Moreover, the extraction of Amplitude Versus Offset (AVO) attributes was helped by the stable velocities obtained from the multi-layer tomography, calibrated anisotropy parameters and properly depth-imaged seismic offset gathers. Relying on the quality of data conditioning and amplitude preservation through the various steps of seismic processing, a relative prestack elastic inversion is processed to generate AVO attributes. This process requires no well control so the inversion results are not biased and purely data-driven. The attributes can be used for qualitative AVO screening, looking in particular at the remaining Tertiary plays and prospects in the Central Graben. The figure below shows an example section sliced through the Marconi field (also known as Vorlich) characterised by a prominent low Vp/Vs anomaly. This field was re-discovered in 2014 after well 30/1c-3, drilled in 1985, missed the main pay in the Paleocene-Eocene Cromarty sands. Although the first well penetrated a thin 3m sand interval associated with a high resistivity kick on the wireline logs, no further tests were carried out and hydrocarbons were missed, thus demonstrating the need for reliable AVO screening. 
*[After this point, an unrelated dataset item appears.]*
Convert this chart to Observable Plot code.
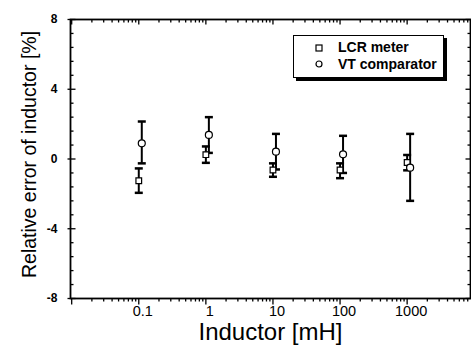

  • Vp/Vs ratio section through the Marconi/Vorlich discovery with well 30/1c-3 tie and completion log.

An Integrated Approach 

The case study presented here demonstrates how the latest technologies in seismic processing and regional reservoir characterisation can be combined to provide a full suite of data and help explore the remaining potential of the Central North Sea. We fully answer the needs of a mature basin with over 35,000km2 of contiguous 3D seismic data, including a seamless PSDM volume with stable velocities for accurate imaging, broad bandwidth for resolution at all depths and dual-azimuth coverage in geologically complex areas for better illumination. These data are complemented with a seismic velocity-derived pore pressure prediction volume over 16,100km2 targeting the HPHT domain of the Central North Sea, along with un-biased AVO attributes generated over the entire Central Graben for qualitative screening of potential hydrocarbon anomalies and prospects.